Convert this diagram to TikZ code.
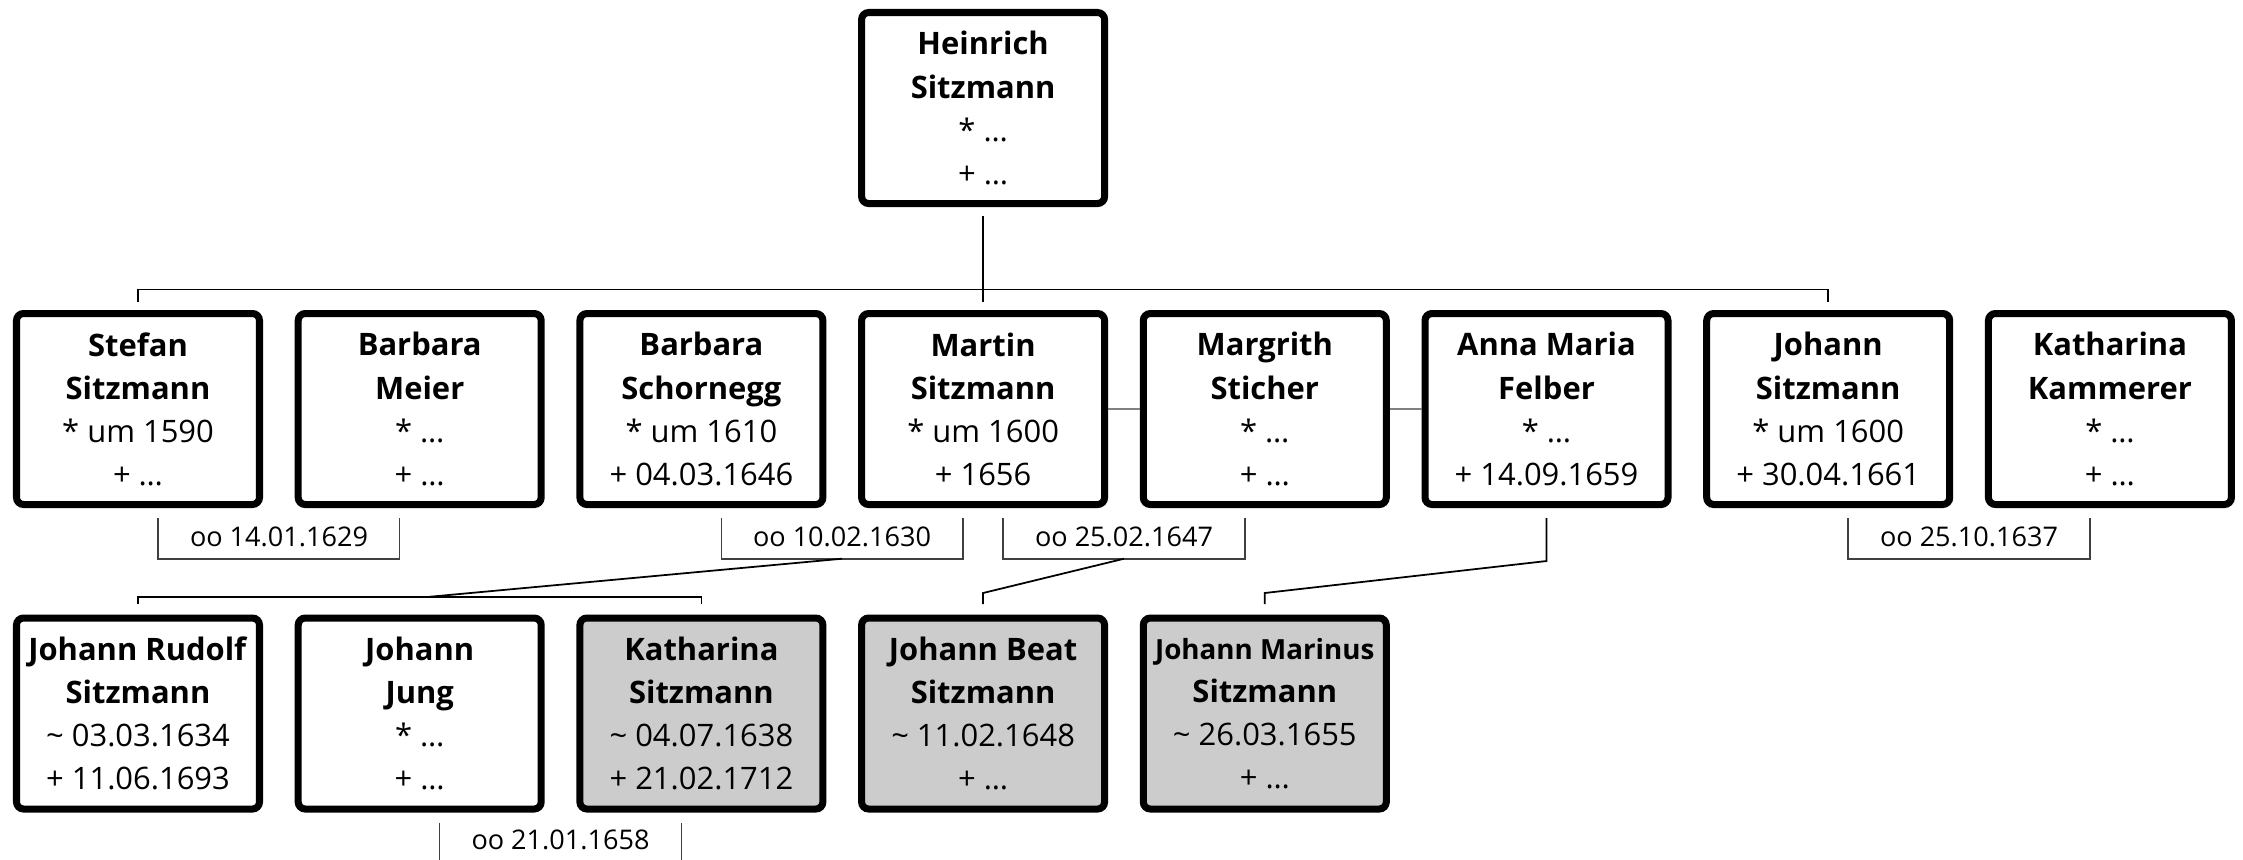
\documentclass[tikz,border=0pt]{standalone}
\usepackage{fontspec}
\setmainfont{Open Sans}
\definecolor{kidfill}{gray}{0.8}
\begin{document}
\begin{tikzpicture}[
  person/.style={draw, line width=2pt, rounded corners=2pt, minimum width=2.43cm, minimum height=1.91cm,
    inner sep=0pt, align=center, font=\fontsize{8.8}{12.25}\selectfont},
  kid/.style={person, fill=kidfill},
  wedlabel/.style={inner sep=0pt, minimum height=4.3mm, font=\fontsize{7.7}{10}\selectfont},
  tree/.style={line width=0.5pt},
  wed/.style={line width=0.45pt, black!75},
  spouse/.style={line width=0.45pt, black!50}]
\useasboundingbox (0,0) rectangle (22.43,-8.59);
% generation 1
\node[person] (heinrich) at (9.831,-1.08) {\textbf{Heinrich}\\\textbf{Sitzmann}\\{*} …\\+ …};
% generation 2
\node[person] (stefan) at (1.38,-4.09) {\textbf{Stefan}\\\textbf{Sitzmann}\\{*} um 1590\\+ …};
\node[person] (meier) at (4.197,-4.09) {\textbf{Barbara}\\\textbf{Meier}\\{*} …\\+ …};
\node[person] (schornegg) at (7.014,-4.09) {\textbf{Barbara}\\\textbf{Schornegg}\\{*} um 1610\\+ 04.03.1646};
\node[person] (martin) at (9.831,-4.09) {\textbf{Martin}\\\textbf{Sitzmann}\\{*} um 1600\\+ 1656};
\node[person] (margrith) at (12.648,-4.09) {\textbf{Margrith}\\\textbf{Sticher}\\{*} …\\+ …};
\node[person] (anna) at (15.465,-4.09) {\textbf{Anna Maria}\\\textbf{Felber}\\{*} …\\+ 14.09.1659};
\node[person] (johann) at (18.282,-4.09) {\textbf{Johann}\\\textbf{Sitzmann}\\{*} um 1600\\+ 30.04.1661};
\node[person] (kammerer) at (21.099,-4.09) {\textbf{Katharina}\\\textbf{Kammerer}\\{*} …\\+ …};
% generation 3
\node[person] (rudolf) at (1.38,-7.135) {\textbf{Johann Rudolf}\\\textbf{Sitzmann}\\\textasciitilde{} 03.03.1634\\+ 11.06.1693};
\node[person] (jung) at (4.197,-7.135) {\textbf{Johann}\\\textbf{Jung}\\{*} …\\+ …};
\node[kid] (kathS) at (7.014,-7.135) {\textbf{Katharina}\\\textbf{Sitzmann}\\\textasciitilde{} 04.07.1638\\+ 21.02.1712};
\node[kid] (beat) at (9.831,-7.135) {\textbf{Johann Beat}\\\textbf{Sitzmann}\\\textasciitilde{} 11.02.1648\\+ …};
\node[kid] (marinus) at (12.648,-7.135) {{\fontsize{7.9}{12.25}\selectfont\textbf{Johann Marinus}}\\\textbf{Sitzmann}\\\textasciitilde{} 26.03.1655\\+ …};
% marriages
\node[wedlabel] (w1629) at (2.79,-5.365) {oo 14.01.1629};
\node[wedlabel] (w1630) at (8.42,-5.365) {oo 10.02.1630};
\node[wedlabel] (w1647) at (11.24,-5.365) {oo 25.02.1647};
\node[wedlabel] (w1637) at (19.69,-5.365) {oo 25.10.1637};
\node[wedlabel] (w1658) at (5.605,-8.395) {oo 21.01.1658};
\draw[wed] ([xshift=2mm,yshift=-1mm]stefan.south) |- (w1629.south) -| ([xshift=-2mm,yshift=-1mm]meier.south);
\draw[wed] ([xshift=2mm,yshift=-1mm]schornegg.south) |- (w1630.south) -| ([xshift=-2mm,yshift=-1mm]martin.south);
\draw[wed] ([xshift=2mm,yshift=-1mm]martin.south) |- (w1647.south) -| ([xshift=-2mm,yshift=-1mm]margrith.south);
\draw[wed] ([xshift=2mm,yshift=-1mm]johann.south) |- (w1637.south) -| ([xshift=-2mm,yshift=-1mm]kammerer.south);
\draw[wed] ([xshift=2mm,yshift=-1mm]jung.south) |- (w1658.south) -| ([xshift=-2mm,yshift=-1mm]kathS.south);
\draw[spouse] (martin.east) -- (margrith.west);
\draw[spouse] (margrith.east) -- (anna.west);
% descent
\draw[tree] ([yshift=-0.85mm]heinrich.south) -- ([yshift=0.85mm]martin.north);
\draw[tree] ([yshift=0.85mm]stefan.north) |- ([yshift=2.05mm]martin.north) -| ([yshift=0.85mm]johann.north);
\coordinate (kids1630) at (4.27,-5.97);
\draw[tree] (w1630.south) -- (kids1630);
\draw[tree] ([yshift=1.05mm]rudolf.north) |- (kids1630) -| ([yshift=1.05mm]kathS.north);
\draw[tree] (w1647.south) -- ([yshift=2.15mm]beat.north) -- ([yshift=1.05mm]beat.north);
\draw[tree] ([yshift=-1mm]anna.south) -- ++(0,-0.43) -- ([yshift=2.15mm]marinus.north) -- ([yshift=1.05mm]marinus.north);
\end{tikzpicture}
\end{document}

+++++

**Short task:** Leave out the pictures and copy the rest of the material above exactly.

**Response below:**
Convert this diagram to TikZ code.
\documentclass[tikz,border=0pt]{standalone}
\usepackage{fontspec}
\setmainfont{Open Sans}
\definecolor{kidfill}{gray}{0.8}
\begin{document}
\begin{tikzpicture}[
  person/.style={draw, line width=2pt, rounded corners=2pt, minimum width=2.43cm, minimum height=1.91cm,
    inner sep=0pt, align=center, font=\fontsize{8.8}{12.25}\selectfont},
  kid/.style={person, fill=kidfill},
  wedlabel/.style={inner sep=0pt, minimum height=4.3mm, font=\fontsize{7.7}{10}\selectfont},
  tree/.style={line width=0.5pt},
  wed/.style={line width=0.45pt, black!75},
  spouse/.style={line width=0.45pt, black!50}]
\useasboundingbox (0,0) rectangle (22.43,-8.59);
% generation 1
\node[person] (heinrich) at (9.831,-1.08) {\textbf{Heinrich}\\\textbf{Sitzmann}\\{*} …\\+ …};
% generation 2
\node[person] (stefan) at (1.38,-4.09) {\textbf{Stefan}\\\textbf{Sitzmann}\\{*} um 1590\\+ …};
\node[person] (meier) at (4.197,-4.09) {\textbf{Barbara}\\\textbf{Meier}\\{*} …\\+ …};
\node[person] (schornegg) at (7.014,-4.09) {\textbf{Barbara}\\\textbf{Schornegg}\\{*} um 1610\\+ 04.03.1646};
\node[person] (martin) at (9.831,-4.09) {\textbf{Martin}\\\textbf{Sitzmann}\\{*} um 1600\\+ 1656};
\node[person] (margrith) at (12.648,-4.09) {\textbf{Margrith}\\\textbf{Sticher}\\{*} …\\+ …};
\node[person] (anna) at (15.465,-4.09) {\textbf{Anna Maria}\\\textbf{Felber}\\{*} …\\+ 14.09.1659};
\node[person] (johann) at (18.282,-4.09) {\textbf{Johann}\\\textbf{Sitzmann}\\{*} um 1600\\+ 30.04.1661};
\node[person] (kammerer) at (21.099,-4.09) {\textbf{Katharina}\\\textbf{Kammerer}\\{*} …\\+ …};
% generation 3
\node[person] (rudolf) at (1.38,-7.135) {\textbf{Johann Rudolf}\\\textbf{Sitzmann}\\\textasciitilde{} 03.03.1634\\+ 11.06.1693};
\node[person] (jung) at (4.197,-7.135) {\textbf{Johann}\\\textbf{Jung}\\{*} …\\+ …};
\node[kid] (kathS) at (7.014,-7.135) {\textbf{Katharina}\\\textbf{Sitzmann}\\\textasciitilde{} 04.07.1638\\+ 21.02.1712};
\node[kid] (beat) at (9.831,-7.135) {\textbf{Johann Beat}\\\textbf{Sitzmann}\\\textasciitilde{} 11.02.1648\\+ …};
\node[kid] (marinus) at (12.648,-7.135) {{\fontsize{7.9}{12.25}\selectfont\textbf{Johann Marinus}}\\\textbf{Sitzmann}\\\textasciitilde{} 26.03.1655\\+ …};
% marriages
\node[wedlabel] (w1629) at (2.79,-5.365) {oo 14.01.1629};
\node[wedlabel] (w1630) at (8.42,-5.365) {oo 10.02.1630};
\node[wedlabel] (w1647) at (11.24,-5.365) {oo 25.02.1647};
\node[wedlabel] (w1637) at (19.69,-5.365) {oo 25.10.1637};
\node[wedlabel] (w1658) at (5.605,-8.395) {oo 21.01.1658};
\draw[wed] ([xshift=2mm,yshift=-1mm]stefan.south) |- (w1629.south) -| ([xshift=-2mm,yshift=-1mm]meier.south);
\draw[wed] ([xshift=2mm,yshift=-1mm]schornegg.south) |- (w1630.south) -| ([xshift=-2mm,yshift=-1mm]martin.south);
\draw[wed] ([xshift=2mm,yshift=-1mm]martin.south) |- (w1647.south) -| ([xshift=-2mm,yshift=-1mm]margrith.south);
\draw[wed] ([xshift=2mm,yshift=-1mm]johann.south) |- (w1637.south) -| ([xshift=-2mm,yshift=-1mm]kammerer.south);
\draw[wed] ([xshift=2mm,yshift=-1mm]jung.south) |- (w1658.south) -| ([xshift=-2mm,yshift=-1mm]kathS.south);
\draw[spouse] (martin.east) -- (margrith.west);
\draw[spouse] (margrith.east) -- (anna.west);
% descent
\draw[tree] ([yshift=-0.85mm]heinrich.south) -- ([yshift=0.85mm]martin.north);
\draw[tree] ([yshift=0.85mm]stefan.north) |- ([yshift=2.05mm]martin.north) -| ([yshift=0.85mm]johann.north);
\coordinate (kids1630) at (4.27,-5.97);
\draw[tree] (w1630.south) -- (kids1630);
\draw[tree] ([yshift=1.05mm]rudolf.north) |- (kids1630) -| ([yshift=1.05mm]kathS.north);
\draw[tree] (w1647.south) -- ([yshift=2.15mm]beat.north) -- ([yshift=1.05mm]beat.north);
\draw[tree] ([yshift=-1mm]anna.south) -- ++(0,-0.43) -- ([yshift=2.15mm]marinus.north) -- ([yshift=1.05mm]marinus.north);
\end{tikzpicture}
\end{document}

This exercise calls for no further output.